What will you miss the most when you’re gone?
I’m glad we already touched on my beliefs. [Laughter] There is a heaven that I believe in that I’m going to and apparently it’s awesome, so I won’t miss this! [Laughter]
I’ll miss my daughter. I don’t know what heaven is. It seems like it’s a great place. I know I’ll probably be in a different body, maybe not flesh, something that maybe can travel through other dimensions, maybe I can see my daughter. But it feels like from the that there is a separation that I’m not going to be able to cross over and do that.

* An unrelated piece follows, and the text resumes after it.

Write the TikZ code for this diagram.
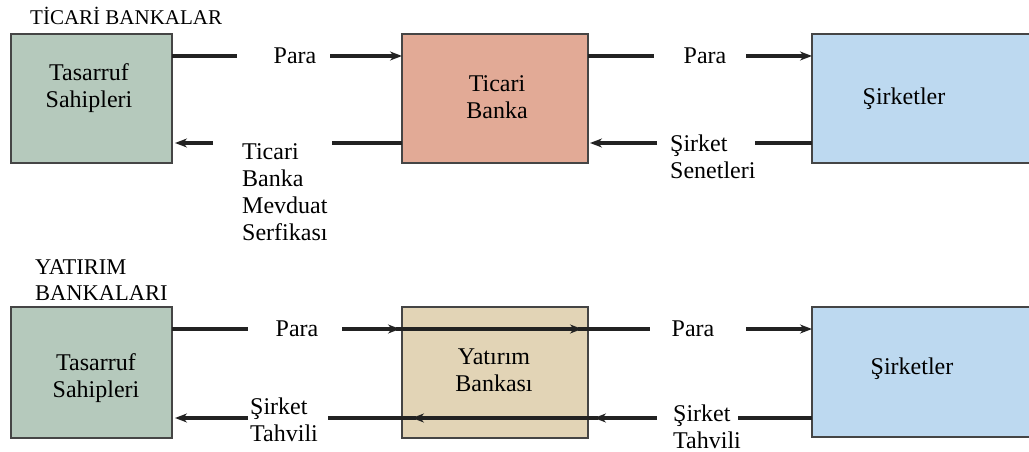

That all aside, just Chad Brokaw—and I’m knee-deep in my Bible, so that’s part of me—but me thinking about what I’m going to miss… The thing that’s coming up is that other body or expression of me in heaven won’t be this. I’ll miss this. This is messy. This is not perfect. I remember when I figured out that girls poop. [Laughter] I was like, “NOOO!!!” It messed my world up. But the messiness of it is what makes it beautiful. We don’t have it right. We’re doing the best we can and we’re just trying to make the best choices and we have good intentions and we fall on our faces but we pick ourselves up. There’s something really spectacular about humanity and this experience. This life experience. I’ve seen some dark stuff and I only have to watch the news or get on Google for a second and I can see how awful the world is, but I can’t stay there. I know there’s awful things happening, but overall, this is a once-in-a-lifetime—oh, I did see something on Facebook, so obviously it’s true—but the chances of having a life, of being alive, are like winning the lottery 40 times in a row consecutively. So the chances that you have the opportunity to experience life are so small.
It’s pretty unique and special. It’s a gift that I get to do this. I think I would miss it. Just like anything when it’s over… It will never be this again.